Sometimes I have to admit our City government does very interesting, perhaps silly things. We also do things that critics call silly but in fact are groundbreaking, such as our leadership in banning smoking in restaurants and bars — which, if you’ve been to any bars and restaurants in SF lately, does not seem to have hurt business at all. But banning pet stores from selling anything but fish — that’s silly.
Apparently, our Animal and Welfare Commission {the one that calls pets “companion animals,” which begs the question of whether a skink is a companion, and does that make the rats in your basement “tenement squatters” rather than pests?} is contemplating recommending the ban to the Board of Supervisors. This is the same Commission which once tried to give legal rights to pets when I was on the Board. I believe in humane care and compassion, but giving my ttwo cats the right to sue me because I changed their food from Fancy Feast {or “cat crack” as my vet once said} to Wellness? Please.
In any event, the author of the proposal, who disingenuously pleads that he is still in the “information-gathering phase,” said he is trying to stop people from buying pets and then turning them into the shelter because they can’t deal with them. And it’s not even all pets. It’s about hamsters, which are the number one residents of our City shelters, apparently.
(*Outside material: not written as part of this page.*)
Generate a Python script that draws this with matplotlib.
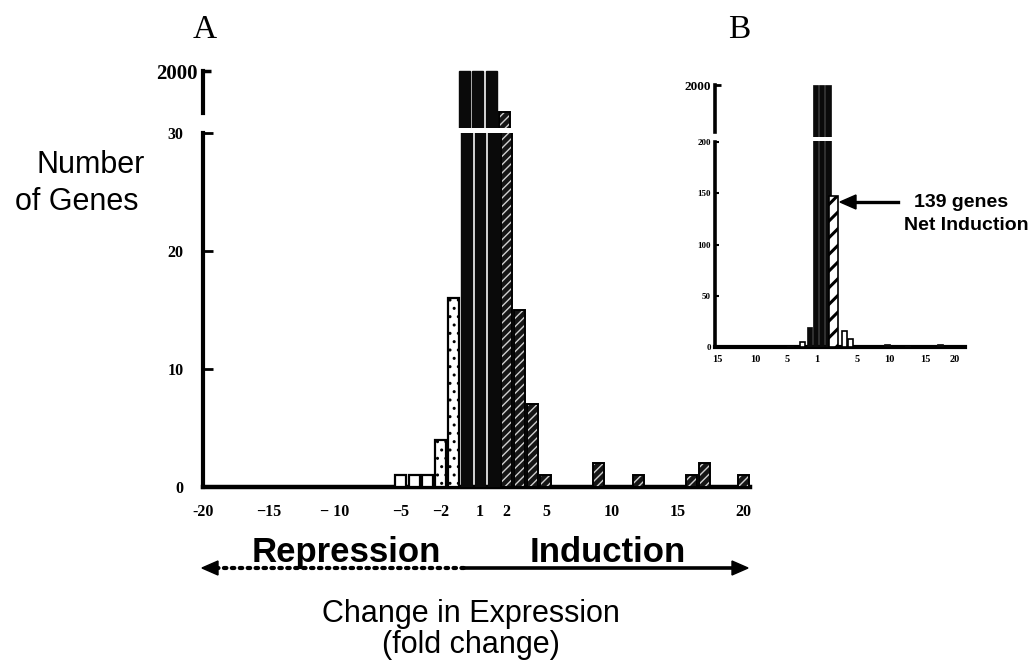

I will be the first to admit that there are a lot of well-meaning and not so well-meaning folks out there buying hamsters, gerbils, and other animals who have no right doing so. They don’t understand what it takes to care for and keep an animal, even ones that seem low-maintenance compared to our typical cat and dog companions. But to ban the sales of pets in San Francisco is just ridiculous. The impulse to care for another creature is not going to be bound by whether you can buy it in the city of Richmond or the Richmond District. If little Bobby or Ashley wants a snake, and by god they are going to scream until they get one, mom and dad are going to drive somewhere to get it. And when Bobby and Ashley realize they have to feed live mice to the snake, it’s going to end up in the San Francisco shelter no matter where it originated.
This is not an anti-smoking ordinance, where health concerns eventually overrode objections by the free smoker societies. This is not an anti-gun ordinance {that is, if any exist after the Supreme Court has its way}. Pets are not a vice. Pets are not, for the most part, accidents waiting to happen. Pets are, well, pets. Part of our DNA is wound up in wanting to care for all creatures great and small. Call them pets, call them companions, the innate impulse is something that this initiative cannot and will not deny. Just ask the pro-ferret lobby in California.
By the way, why the fish exemption? Is it because, unlike a hamster or a snake, the usual disposal method — a time honored technique called the flush — is out of sight and, therefore, out of mind? And isn’t there just a little hypocrisy if a commission charged with the welfare of animals is considering an exemption for “food” animals like baby mice and crickets to feed the appetites of reptiles? And if they allow the sale of animals through Craigslist or the classifieds, are we going to see the establishment of pet store speakeasies to consummate the delivery of the live, but otherwise prohibited, goods?
The City has a huge budget deficit. And it’s spending time and money on something as ill-thought and trivial as this initiative. During a time of austerity, watching purported City officials wasting personnel and expelling carbon on a measure that has no chance of preventing the problem they seek to solve is just another nail in the coffin of public faith and trust in government.